◆ Input:
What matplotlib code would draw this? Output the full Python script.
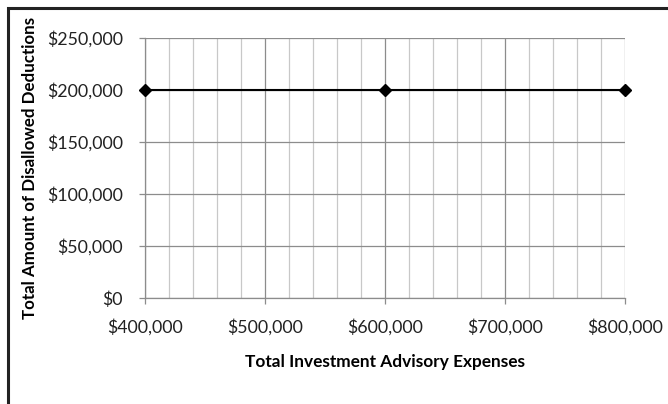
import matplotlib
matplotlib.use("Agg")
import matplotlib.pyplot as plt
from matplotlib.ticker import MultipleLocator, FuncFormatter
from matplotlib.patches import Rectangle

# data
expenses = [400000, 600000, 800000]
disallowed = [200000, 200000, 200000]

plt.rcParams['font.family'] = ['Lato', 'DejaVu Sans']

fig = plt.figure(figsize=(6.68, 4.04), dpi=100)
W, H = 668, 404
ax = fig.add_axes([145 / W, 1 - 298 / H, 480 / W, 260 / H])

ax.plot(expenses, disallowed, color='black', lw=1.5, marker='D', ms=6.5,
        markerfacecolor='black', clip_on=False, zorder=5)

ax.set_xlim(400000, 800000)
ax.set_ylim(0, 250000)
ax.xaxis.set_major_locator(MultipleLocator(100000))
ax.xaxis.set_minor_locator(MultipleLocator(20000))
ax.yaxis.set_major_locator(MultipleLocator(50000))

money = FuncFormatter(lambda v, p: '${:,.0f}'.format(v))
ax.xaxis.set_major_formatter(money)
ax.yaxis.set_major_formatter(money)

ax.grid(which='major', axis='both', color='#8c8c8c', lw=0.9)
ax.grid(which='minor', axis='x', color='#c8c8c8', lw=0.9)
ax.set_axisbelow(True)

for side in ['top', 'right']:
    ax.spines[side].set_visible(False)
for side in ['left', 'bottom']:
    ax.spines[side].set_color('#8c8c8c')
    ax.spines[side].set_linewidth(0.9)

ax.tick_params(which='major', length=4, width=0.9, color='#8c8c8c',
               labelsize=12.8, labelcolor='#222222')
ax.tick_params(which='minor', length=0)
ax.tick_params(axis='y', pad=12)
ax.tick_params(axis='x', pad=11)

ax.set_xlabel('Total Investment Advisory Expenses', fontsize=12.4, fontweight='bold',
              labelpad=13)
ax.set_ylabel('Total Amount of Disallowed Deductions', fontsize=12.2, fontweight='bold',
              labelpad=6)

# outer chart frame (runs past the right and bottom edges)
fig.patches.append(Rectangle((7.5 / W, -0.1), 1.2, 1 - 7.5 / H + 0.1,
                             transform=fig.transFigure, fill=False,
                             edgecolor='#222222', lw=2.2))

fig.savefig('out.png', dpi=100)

---

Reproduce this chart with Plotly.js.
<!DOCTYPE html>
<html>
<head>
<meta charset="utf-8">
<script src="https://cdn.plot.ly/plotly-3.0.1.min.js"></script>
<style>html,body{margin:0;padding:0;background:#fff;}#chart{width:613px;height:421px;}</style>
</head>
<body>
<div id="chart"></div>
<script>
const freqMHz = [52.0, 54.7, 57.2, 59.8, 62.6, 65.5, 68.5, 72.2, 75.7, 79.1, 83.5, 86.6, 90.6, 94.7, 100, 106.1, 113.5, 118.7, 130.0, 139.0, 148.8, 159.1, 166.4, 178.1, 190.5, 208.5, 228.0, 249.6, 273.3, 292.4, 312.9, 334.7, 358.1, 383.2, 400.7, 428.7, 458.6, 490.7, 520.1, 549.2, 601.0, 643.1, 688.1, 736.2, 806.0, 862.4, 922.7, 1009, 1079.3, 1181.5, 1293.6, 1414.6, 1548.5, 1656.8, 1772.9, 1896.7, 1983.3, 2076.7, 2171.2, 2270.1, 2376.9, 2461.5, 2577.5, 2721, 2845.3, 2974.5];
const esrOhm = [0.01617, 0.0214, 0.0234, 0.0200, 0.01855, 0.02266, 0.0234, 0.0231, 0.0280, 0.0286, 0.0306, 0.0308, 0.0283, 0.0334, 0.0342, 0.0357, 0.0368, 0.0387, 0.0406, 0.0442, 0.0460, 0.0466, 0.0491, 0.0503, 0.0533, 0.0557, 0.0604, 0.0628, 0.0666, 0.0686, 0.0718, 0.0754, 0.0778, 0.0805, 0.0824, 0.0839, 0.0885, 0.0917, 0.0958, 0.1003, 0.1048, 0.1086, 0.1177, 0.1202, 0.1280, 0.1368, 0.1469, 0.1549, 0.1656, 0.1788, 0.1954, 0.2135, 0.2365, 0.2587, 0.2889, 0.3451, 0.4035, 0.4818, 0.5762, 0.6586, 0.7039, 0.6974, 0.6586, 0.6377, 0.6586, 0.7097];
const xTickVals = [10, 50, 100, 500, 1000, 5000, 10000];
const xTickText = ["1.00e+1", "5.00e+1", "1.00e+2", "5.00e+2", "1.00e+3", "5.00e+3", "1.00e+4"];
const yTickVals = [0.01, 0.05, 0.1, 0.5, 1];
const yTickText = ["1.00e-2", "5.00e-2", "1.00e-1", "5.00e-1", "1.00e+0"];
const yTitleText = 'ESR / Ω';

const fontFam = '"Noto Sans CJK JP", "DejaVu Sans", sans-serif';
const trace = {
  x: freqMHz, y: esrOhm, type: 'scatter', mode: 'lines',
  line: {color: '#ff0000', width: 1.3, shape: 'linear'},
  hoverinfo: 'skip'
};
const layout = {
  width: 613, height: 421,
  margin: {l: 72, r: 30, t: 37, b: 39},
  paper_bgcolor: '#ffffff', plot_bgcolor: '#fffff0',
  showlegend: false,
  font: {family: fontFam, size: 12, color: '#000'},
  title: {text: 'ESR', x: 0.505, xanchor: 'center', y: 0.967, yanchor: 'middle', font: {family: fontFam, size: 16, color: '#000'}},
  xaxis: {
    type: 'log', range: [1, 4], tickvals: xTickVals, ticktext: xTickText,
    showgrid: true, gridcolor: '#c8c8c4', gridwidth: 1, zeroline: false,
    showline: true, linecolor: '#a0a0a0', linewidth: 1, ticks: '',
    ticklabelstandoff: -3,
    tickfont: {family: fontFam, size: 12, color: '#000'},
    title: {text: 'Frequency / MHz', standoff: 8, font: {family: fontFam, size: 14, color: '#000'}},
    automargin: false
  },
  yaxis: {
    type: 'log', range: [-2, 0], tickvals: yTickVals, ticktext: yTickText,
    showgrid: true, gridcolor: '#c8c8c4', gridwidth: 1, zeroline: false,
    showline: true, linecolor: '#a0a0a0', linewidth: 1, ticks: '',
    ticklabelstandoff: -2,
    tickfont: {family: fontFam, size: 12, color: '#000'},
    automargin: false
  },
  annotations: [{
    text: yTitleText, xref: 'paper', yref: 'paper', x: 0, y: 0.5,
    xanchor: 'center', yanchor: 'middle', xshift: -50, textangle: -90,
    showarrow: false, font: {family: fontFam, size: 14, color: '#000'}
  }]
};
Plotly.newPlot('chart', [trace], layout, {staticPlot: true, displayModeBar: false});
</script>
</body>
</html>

==

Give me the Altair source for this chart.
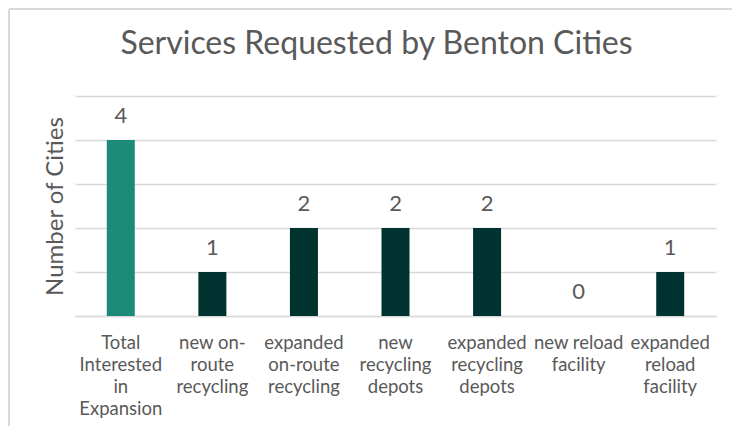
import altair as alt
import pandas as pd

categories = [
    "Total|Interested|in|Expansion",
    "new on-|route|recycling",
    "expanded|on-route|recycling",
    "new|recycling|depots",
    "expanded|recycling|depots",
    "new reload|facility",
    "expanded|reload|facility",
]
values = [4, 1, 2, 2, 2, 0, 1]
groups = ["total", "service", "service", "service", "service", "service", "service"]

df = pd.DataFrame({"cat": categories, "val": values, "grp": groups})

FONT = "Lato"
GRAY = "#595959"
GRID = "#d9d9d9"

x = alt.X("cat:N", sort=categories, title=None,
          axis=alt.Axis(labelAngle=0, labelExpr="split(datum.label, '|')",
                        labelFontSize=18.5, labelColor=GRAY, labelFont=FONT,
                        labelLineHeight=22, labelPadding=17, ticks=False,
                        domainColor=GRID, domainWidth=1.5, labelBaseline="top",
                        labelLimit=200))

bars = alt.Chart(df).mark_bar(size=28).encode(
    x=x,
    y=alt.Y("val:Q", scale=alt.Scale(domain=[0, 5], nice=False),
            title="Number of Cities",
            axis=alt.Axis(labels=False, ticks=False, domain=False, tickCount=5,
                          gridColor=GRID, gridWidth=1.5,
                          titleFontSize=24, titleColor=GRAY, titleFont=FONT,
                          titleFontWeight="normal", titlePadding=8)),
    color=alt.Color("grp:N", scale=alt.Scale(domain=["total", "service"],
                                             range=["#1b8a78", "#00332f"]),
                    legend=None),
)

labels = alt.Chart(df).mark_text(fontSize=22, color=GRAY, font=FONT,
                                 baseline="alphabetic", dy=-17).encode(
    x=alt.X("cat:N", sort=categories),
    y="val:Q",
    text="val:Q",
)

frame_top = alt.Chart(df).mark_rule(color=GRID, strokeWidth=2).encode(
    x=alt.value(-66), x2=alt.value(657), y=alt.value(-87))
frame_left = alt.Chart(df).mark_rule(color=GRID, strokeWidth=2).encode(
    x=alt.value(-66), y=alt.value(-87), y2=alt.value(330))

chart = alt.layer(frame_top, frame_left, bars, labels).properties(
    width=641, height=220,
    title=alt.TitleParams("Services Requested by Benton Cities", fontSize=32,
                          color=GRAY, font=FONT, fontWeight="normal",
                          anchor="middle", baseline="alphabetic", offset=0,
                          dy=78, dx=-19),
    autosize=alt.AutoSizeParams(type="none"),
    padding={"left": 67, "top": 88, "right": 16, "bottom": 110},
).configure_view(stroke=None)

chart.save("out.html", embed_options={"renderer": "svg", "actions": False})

◆ Task instructions:
Gather each line in the entries above where the string "matplotlib" is found.

◆ Reply:
What matplotlib code would draw this? Output the full Python script.
import matplotlib
matplotlib.use("Agg")
import matplotlib.pyplot as plt
from matplotlib.ticker import MultipleLocator, FuncFormatter
from matplotlib.patches import Rectangle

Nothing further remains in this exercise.